Vos livres sont très structurés. Comment écrivez-vous?

Le début est très difficile. Les trente ou quarante premières pages me prennent environ six mois. J’en ai besoin pour vérifier quel sera le ton du roman, quelle sera exactement sa langue. Et surtout pour définir le personnage principal, savoir par exemple si le récit sera à la première ou à la troisième personne. Une fois surmontée cette ouverture, tout est plus facile. Je sais où je vais.

Parallèlement à votre activité d’écrivain, vous vous êtes engagé très activement pour la paix. Comment jugez-vous la situation en Israël?

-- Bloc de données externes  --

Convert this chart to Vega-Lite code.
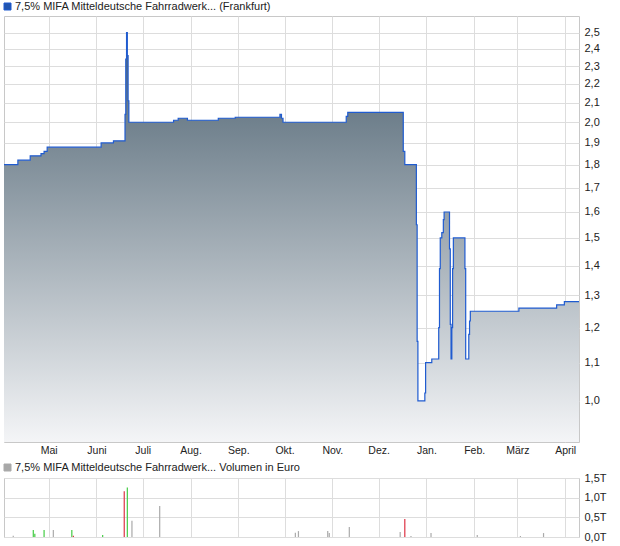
{
  "$schema": "https://vega.github.io/schema/vega-lite/v6.json",
  "background": "white",
  "padding": {"left": 1, "top": 0, "right": 0, "bottom": 0},
  "config": {
    "view": {"stroke": "#c8c8c8"},
    "font": "Liberation Sans",
    "axis": {
      "labelFont": "Liberation Sans",
      "labelFontSize": 11,
      "labelColor": "#222222",
      "gridColor": "#dddddd",
      "ticks": false,
      "domain": false,
      "title": null,
      "labelFlush": false,
      "labelOverlap": false
    }
  },
  "resolve": {"scale": {"color": "independent"}, "legend": {"color": "independent"}},
  "spacing": 36,
  "bounds": "flush",
  "vconcat": [
    {
      "width": 575,
      "height": 426,
      "data": {
        "values": [
          {"date": "2013-04-02", "price": 1.80},
          {"date": "2013-04-11", "price": 1.82},
          {"date": "2013-04-19", "price": 1.84},
          {"date": "2013-04-26", "price": 1.85},
          {"date": "2013-04-28", "price": 1.86},
          {"date": "2013-04-30", "price": 1.88},
          {"date": "2013-06-04", "price": 1.90},
          {"date": "2013-06-12", "price": 1.91},
          {"date": "2013-06-19T12:00:00Z", "price": 2.04},
          {"date": "2013-06-20", "price": 2.34},
          {"date": "2013-06-20T12:00:00Z", "price": 2.50},
          {"date": "2013-06-21", "price": 2.36},
          {"date": "2013-06-21T12:00:00Z", "price": 2.11},
          {"date": "2013-06-22", "price": 2.00},
          {"date": "2013-07-21", "price": 2.01},
          {"date": "2013-07-24", "price": 2.02},
          {"date": "2013-07-30", "price": 2.01},
          {"date": "2013-08-19", "price": 2.02},
          {"date": "2013-08-30", "price": 2.025},
          {"date": "2013-09-28", "price": 2.04},
          {"date": "2013-09-29", "price": 2.02},
          {"date": "2013-09-30", "price": 2.00},
          {"date": "2013-11-10", "price": 2.03},
          {"date": "2013-11-11", "price": 2.05},
          {"date": "2013-12-17", "price": 1.86},
          {"date": "2013-12-18", "price": 1.80},
          {"date": "2013-12-25T12:00:00Z", "price": 1.55},
          {"date": "2013-12-26", "price": 1.16},
          {"date": "2013-12-26T12:00:00Z", "price": 1.00},
          {"date": "2013-12-31", "price": 1.02},
          {"date": "2013-12-31T12:00:00Z", "price": 1.10},
          {"date": "2014-01-04T12:00:00Z", "price": 1.11},
          {"date": "2014-01-09", "price": 1.20},
          {"date": "2014-01-09T12:00:00Z", "price": 1.39},
          {"date": "2014-01-10", "price": 1.50},
          {"date": "2014-01-11", "price": 1.52},
          {"date": "2014-01-12", "price": 1.57},
          {"date": "2014-01-12T12:00:00Z", "price": 1.60},
          {"date": "2014-01-16", "price": 1.46},
          {"date": "2014-01-16T12:00:00Z", "price": 1.21},
          {"date": "2014-01-17", "price": 1.11},
          {"date": "2014-01-17T12:00:00Z", "price": 1.20},
          {"date": "2014-01-18", "price": 1.39},
          {"date": "2014-01-18T12:00:00Z", "price": 1.50},
          {"date": "2014-01-26", "price": 1.39},
          {"date": "2014-01-26T12:00:00Z", "price": 1.11},
          {"date": "2014-01-28T12:00:00Z", "price": 1.18},
          {"date": "2014-01-29", "price": 1.22},
          {"date": "2014-01-29T12:00:00Z", "price": 1.25},
          {"date": "2014-03-02", "price": 1.26},
          {"date": "2014-03-26T12:00:00Z", "price": 1.27},
          {"date": "2014-03-31T12:00:00Z", "price": 1.28},
          {"date": "2014-04-10", "price": 1.28}
        ]
      },
      "encoding": {
        "x": {
          "field": "date",
          "type": "temporal",
          "scale": {
            "type": "utc",
            "domain": [
              {"year": 2013, "month": 4, "date": 2, "utc": true},
              {"year": 2014, "month": 4, "date": 10, "utc": true}
            ]
          },
          "axis": {
            "orient": "bottom",
            "grid": true,
            "tickCount": {"interval": "month", "step": 1},
            "labelExpr": "['Jan.','Feb.','März','April','Mai','Juni','Juli','Aug.','Sep.','Okt.','Nov.','Dez.'][utcmonth(datum.value)]",
            "labelFontSize": 10.5,
            "labelPadding": 3
          }
        },
        "y": {
          "field": "price",
          "type": "quantitative",
          "scale": {"type": "log", "domain": [0.903, 2.605], "nice": false},
          "axis": {
            "orient": "right",
            "grid": true,
            "values": [1.0, 1.1, 1.2, 1.3, 1.4, 1.5, 1.6, 1.7, 1.8, 1.9, 2.0, 2.1, 2.2, 2.3, 2.4, 2.5],
            "labelExpr": "replace(format(datum.value, '.1f'), '.', ',')",
            "labelPadding": 5
          }
        }
      },
      "layer": [
        {
          "mark": {
            "type": "area",
            "interpolate": "step-after",
            "color": {
              "gradient": "linear",
              "x1": 0, "y1": 0, "x2": 0, "y2": 1,
              "stops": [
                {"offset": 0, "color": "#4c6170"},
                {"offset": 1, "color": "#f4f5f7"}
              ]
            }
          },
          "encoding": {
            "y2": {"datum": 0.903}
          }
        },
        {
          "mark": {"type": "line", "interpolate": "step-after", "strokeWidth": 1.2},
          "encoding": {
            "color": {
              "datum": "7,5% MIFA Mitteldeutsche Fahrradwerk... (Frankfurt)",
              "scale": {"range": ["#1f5bd0"]},
              "legend": {
                "orient": "none",
                "legendX": -2,
                "legendY": -15,
                "title": null,
                "symbolType": "square",
                "symbolSize": 49,
                "symbolStrokeWidth": 1,
                "labelFont": "Liberation Sans",
                "labelFontSize": 11,
                "labelColor": "#222222",
                "labelLimit": 600,
                "labelOffset": 2,
                "encode": {
                  "symbols": {
                    "update": {
                      "fill": {"value": "#2155b0"},
                      "stroke": {"value": "#0f2d6b"},
                      "opacity": {"value": 1}
                    }
                  }
                }
              }
            }
          }
        }
      ]
    },
    {
      "width": 575,
      "height": 59,
      "data": {
        "values": [
          {"date": "2013-04-08", "volume": 30, "trend": "neutral"},
          {"date": "2013-04-21", "volume": 180, "trend": "up"},
          {"date": "2013-04-22", "volume": 80, "trend": "up"},
          {"date": "2013-04-28", "volume": 180, "trend": "up"},
          {"date": "2013-05-04", "volume": 180, "trend": "neutral"},
          {"date": "2013-05-16", "volume": 180, "trend": "up"},
          {"date": "2013-05-17", "volume": 30, "trend": "down"},
          {"date": "2013-06-05", "volume": 50, "trend": "up"},
          {"date": "2013-06-19", "volume": 1160, "trend": "down"},
          {"date": "2013-06-21", "volume": 1260, "trend": "up"},
          {"date": "2013-06-24", "volume": 410, "trend": "neutral"},
          {"date": "2013-07-12", "volume": 790, "trend": "neutral"},
          {"date": "2013-10-08", "volume": 110, "trend": "neutral"},
          {"date": "2013-10-10", "volume": 150, "trend": "neutral"},
          {"date": "2013-10-29", "volume": 150, "trend": "neutral"},
          {"date": "2013-10-30", "volume": 100, "trend": "neutral"},
          {"date": "2013-11-12", "volume": 255, "trend": "neutral"},
          {"date": "2013-12-15", "volume": 130, "trend": "neutral"},
          {"date": "2013-12-18", "volume": 460, "trend": "down"},
          {"date": "2013-12-22", "volume": 25, "trend": "neutral"},
          {"date": "2014-01-04", "volume": 100, "trend": "neutral"},
          {"date": "2014-02-03", "volume": 50, "trend": "neutral"},
          {"date": "2014-03-03", "volume": 25, "trend": "neutral"},
          {"date": "2014-03-18", "volume": 100, "trend": "neutral"}
        ]
      },
      "mark": {"type": "rule", "strokeWidth": 1.2},
      "encoding": {
        "x": {
          "field": "date",
          "type": "temporal",
          "scale": {
            "type": "utc",
            "domain": [
              {"year": 2013, "month": 4, "date": 2, "utc": true},
              {"year": 2014, "month": 4, "date": 10, "utc": true}
            ]
          },
          "axis": {
            "orient": "bottom",
            "grid": true,
            "labels": false,
            "tickCount": {"interval": "month", "step": 1}
          }
        },
        "y": {
          "field": "volume",
          "type": "quantitative",
          "scale": {"domain": [0, 1500], "nice": false},
          "axis": {
            "orient": "right",
            "grid": true,
            "values": [0, 500, 1000, 1500],
            "labelExpr": "replace(format(datum.value / 1000, '.1f'), '.', ',') + 'T'",
            "labelPadding": 5
          }
        },
        "y2": {"datum": 0},
        "color": {
          "field": "trend",
          "type": "nominal",
          "scale": {"domain": ["neutral", "up", "down"], "range": ["#aaaaaa", "#44cc44", "#dd3344"]},
          "legend": {
            "values": ["neutral"],
            "labelExpr": "'7,5% MIFA Mitteldeutsche Fahrradwerk... Volumen in Euro'",
            "orient": "none",
            "legendX": -2,
            "legendY": -16,
            "title": null,
            "symbolType": "square",
            "symbolSize": 49,
            "symbolStrokeWidth": 1,
            "labelFont": "Liberation Sans",
            "labelFontSize": 11,
            "labelColor": "#222222",
            "labelLimit": 600,
            "labelOffset": 2,
            "encode": {
              "symbols": {
                "update": {
                  "fill": {"value": "#a8a8a8"},
                  "stroke": {"value": "#333333"},
                  "opacity": {"value": 1}
                }
              }
            }
          }
        }
      }
    }
  ]
}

Je suis un petit peu désespéré. Parce que je vois Israël – et j’accuse Israël – continuer aveuglément l’installation des colonies dans les territoires occupés et détruire ainsi la possibilité d’un Etat palestinien. Cela signifie que nous allons, pas après pas, vers un Etat binational, et ce sera… terrible. Je pense aussi que les Palestiniens ne bougent pas assez, mais j’accuse surtout Israël. On doit faire la paix avec les Palestiniens. C’est à nous de le faire.

Et vous n’avez jamais pensé à partir?

Quitter Israël? Non. Comme je dis toujours, quand les nazis étaient là, est-ce que les Français pensaient qu’il fallait s’en aller et rejeter l’identité française? Je ne suis pas un Juif errant. Il y a quelque chose de très profond dans la capacité du Juif de s’installer dans la peau et la chair des autres peuples. Et c’est, à mon avis, notre grand malheur. Quand on est en Pologne, on prend la jaquette polonaise, puis on la jette pour prendre la jaquette française, puis on l’abandonne encore pour prendre la jaquette américaine. L’identité israélienne, pour moi, ce n’est pas une jaquette, c’est la peau. Je vais donc toujours rester en Israël.

«Rétrospective». D’Avraham B. Yehoshua. Traduit de l’hébreu par Jean-Luc Allouche. Grasset, 478 p.